• [What is asked]:
Please return exactly the run of lines that begins with the line containing "Clone this chart in matplotlib." and ends with the line containing "PX = Affine2D().scale(1, -1).translate(0, H)", pictures excluded.

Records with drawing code
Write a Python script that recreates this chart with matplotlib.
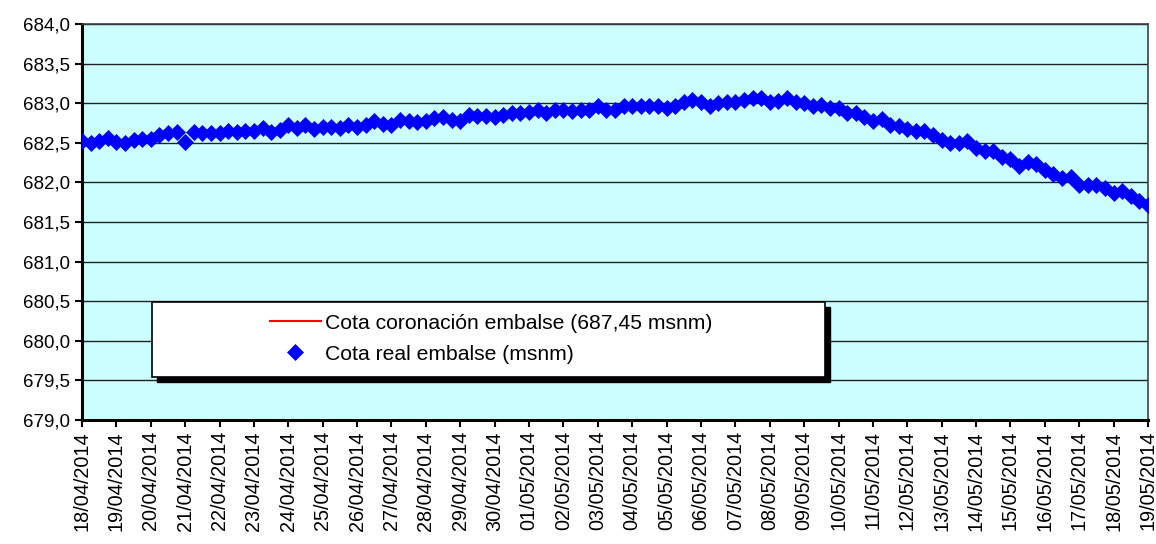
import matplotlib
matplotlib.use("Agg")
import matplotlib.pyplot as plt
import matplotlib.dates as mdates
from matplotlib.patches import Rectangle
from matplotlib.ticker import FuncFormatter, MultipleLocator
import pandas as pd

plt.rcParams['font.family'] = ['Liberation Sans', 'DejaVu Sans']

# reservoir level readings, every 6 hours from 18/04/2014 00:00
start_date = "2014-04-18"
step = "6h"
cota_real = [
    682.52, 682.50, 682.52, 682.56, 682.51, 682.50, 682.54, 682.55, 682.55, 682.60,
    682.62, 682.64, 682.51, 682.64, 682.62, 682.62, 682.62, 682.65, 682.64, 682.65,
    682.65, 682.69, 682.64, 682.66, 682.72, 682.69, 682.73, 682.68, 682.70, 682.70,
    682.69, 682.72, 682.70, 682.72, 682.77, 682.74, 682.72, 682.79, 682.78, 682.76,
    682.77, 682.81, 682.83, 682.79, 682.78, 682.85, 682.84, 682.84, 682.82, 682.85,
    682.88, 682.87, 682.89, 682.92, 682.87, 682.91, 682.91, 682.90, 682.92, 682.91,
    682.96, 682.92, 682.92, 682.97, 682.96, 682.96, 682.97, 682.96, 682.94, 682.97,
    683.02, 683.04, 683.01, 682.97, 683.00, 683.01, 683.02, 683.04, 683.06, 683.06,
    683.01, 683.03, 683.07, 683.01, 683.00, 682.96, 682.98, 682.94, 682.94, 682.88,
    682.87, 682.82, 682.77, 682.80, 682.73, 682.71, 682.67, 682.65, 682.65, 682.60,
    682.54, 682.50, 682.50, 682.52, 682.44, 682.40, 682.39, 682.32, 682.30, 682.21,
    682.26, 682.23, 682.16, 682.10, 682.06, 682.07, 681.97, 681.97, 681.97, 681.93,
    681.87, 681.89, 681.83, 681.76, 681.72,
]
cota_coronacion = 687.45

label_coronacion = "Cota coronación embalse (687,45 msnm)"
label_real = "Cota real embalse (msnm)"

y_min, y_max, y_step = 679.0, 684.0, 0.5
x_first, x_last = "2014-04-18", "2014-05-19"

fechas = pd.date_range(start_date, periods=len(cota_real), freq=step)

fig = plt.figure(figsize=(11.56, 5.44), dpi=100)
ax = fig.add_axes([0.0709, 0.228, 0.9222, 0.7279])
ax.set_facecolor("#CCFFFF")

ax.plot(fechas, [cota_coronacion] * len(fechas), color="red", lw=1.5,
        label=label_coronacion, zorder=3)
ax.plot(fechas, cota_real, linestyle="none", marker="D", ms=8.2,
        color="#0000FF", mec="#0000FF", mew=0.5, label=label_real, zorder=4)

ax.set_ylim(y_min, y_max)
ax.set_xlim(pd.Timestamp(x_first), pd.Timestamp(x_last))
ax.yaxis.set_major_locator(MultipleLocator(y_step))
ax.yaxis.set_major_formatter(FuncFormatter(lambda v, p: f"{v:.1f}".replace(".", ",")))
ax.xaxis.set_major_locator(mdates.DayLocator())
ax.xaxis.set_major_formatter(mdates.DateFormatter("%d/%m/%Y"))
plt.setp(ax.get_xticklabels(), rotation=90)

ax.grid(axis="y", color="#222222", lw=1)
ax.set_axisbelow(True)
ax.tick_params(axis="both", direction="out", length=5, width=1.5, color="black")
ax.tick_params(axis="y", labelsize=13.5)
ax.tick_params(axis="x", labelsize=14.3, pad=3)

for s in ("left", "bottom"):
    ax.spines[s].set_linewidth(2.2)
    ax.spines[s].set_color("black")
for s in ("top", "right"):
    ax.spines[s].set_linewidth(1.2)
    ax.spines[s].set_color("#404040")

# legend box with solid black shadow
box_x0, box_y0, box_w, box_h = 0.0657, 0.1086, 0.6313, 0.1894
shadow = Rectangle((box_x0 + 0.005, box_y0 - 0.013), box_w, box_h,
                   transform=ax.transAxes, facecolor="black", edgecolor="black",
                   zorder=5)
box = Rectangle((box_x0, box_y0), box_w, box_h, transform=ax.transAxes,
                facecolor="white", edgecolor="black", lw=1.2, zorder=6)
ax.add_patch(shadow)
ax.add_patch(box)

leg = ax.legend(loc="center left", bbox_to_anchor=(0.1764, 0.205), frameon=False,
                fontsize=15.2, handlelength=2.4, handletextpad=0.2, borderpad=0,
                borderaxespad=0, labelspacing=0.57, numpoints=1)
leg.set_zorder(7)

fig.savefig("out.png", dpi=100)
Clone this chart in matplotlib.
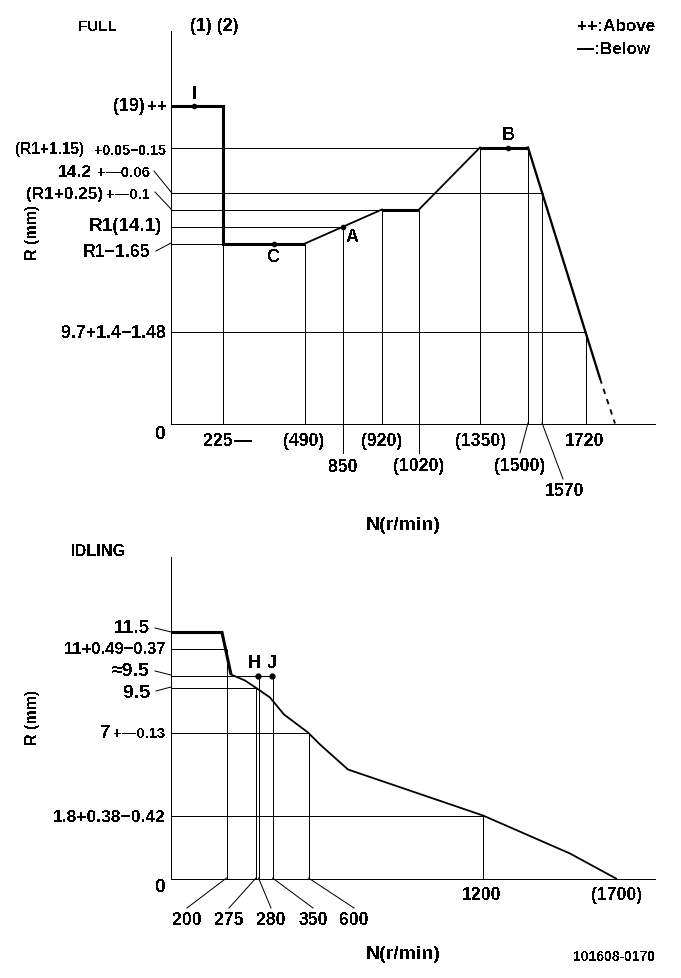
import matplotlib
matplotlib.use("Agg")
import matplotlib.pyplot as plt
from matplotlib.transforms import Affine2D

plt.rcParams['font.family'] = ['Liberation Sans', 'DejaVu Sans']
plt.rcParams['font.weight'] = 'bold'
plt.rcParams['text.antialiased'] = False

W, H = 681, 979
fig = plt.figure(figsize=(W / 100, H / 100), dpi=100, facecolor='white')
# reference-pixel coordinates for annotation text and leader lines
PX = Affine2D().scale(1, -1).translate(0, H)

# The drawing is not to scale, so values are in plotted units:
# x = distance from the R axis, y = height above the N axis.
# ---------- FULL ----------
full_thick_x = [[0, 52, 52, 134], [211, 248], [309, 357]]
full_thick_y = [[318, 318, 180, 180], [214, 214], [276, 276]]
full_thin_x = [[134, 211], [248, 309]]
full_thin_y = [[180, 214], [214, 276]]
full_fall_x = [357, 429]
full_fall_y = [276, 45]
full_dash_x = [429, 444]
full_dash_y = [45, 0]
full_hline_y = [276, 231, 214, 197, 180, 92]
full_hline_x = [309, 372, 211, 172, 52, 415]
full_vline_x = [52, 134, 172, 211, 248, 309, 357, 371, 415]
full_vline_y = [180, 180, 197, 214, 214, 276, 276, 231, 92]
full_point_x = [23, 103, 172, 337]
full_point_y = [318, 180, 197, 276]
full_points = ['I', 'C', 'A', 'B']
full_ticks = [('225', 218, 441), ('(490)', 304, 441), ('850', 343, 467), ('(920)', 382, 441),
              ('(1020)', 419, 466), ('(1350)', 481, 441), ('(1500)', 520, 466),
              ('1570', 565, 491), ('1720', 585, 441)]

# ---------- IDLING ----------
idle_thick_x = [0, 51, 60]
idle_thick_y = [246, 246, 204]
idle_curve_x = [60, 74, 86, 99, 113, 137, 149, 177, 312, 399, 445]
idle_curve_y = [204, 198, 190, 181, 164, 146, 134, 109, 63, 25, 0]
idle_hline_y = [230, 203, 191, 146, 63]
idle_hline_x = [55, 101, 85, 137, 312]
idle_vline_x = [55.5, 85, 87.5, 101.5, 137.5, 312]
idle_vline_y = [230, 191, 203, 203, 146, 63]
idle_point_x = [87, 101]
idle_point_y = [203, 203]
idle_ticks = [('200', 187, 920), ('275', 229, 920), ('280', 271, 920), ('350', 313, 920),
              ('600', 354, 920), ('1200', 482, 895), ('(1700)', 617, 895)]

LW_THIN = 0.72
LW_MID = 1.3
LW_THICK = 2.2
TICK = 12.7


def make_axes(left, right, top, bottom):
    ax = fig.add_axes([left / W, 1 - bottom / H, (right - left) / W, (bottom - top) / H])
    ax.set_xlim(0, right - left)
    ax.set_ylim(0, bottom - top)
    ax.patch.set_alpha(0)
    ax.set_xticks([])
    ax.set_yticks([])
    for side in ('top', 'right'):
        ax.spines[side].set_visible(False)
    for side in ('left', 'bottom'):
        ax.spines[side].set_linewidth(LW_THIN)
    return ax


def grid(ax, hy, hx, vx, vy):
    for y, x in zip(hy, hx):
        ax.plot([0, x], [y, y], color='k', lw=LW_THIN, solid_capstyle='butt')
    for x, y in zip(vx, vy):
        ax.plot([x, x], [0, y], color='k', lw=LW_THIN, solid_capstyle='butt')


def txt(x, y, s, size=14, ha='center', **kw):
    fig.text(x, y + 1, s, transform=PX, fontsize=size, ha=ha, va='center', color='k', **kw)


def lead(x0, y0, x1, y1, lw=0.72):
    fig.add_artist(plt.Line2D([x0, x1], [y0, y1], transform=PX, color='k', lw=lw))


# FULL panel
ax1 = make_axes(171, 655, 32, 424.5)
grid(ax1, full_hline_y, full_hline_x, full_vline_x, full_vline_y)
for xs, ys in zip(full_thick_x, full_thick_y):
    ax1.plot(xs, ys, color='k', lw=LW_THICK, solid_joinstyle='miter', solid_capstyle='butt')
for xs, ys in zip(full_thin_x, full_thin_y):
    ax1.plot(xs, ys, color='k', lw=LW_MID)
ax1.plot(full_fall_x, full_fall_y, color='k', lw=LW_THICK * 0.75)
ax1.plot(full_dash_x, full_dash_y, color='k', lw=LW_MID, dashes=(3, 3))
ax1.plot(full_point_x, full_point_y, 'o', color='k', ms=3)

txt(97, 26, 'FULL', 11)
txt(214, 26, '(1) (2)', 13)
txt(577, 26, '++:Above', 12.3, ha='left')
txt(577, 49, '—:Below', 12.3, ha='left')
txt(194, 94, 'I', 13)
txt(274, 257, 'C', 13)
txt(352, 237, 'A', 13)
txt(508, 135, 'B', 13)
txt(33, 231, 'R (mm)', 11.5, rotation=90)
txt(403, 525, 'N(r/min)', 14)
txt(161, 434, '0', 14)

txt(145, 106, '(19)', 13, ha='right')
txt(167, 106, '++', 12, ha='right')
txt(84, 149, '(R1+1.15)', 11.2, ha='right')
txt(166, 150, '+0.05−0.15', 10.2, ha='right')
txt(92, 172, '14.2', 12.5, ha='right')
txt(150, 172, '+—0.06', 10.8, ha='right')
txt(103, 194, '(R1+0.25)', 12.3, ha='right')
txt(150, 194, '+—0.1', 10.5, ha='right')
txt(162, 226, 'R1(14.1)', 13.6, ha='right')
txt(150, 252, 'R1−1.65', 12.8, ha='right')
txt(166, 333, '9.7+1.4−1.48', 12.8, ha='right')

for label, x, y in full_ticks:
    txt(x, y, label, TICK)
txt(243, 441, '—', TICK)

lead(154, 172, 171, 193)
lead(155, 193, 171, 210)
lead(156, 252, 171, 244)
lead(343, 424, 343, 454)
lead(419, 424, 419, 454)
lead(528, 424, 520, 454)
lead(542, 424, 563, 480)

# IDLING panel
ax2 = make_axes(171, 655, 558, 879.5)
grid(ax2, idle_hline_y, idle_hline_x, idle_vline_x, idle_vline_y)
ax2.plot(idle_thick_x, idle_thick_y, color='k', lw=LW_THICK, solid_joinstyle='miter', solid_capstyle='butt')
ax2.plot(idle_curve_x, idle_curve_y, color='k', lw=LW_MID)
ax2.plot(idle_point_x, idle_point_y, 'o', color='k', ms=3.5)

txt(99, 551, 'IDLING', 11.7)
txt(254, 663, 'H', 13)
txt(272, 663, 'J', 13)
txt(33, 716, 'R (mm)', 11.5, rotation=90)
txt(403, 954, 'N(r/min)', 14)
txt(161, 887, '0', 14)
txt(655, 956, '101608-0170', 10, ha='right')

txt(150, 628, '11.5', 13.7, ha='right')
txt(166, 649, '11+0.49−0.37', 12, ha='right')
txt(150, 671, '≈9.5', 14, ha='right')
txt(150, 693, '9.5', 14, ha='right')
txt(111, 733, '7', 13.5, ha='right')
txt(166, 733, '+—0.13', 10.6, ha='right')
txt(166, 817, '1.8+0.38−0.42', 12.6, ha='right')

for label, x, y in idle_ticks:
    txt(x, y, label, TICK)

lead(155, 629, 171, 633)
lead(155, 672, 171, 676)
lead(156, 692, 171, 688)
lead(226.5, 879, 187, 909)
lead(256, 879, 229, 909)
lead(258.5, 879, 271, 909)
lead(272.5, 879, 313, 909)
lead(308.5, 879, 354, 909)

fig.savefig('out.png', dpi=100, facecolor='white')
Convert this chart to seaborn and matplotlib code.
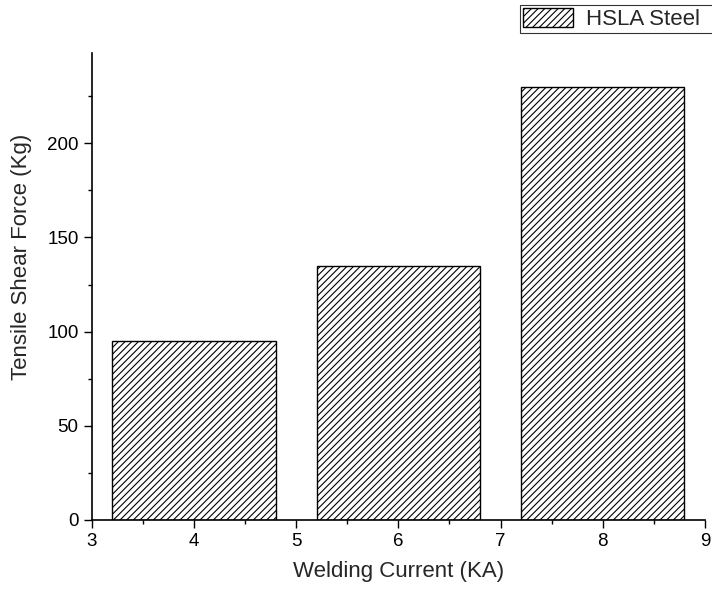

• [Task answer]:
Clone this chart in matplotlib.
import matplotlib
matplotlib.use("Agg")
import matplotlib.pyplot as plt
from matplotlib.transforms import Affine2D

plt.rcParams['font.family'] = ['Liberation Sans', 'DejaVu Sans']
plt.rcParams['font.weight'] = 'bold'
plt.rcParams['text.antialiased'] = False

W, H = 681, 979
fig = plt.figure(figsize=(W / 100, H / 100), dpi=100, facecolor='white')
# reference-pixel coordinates for annotation text and leader lines
PX = Affine2D().scale(1, -1).translate(0, H)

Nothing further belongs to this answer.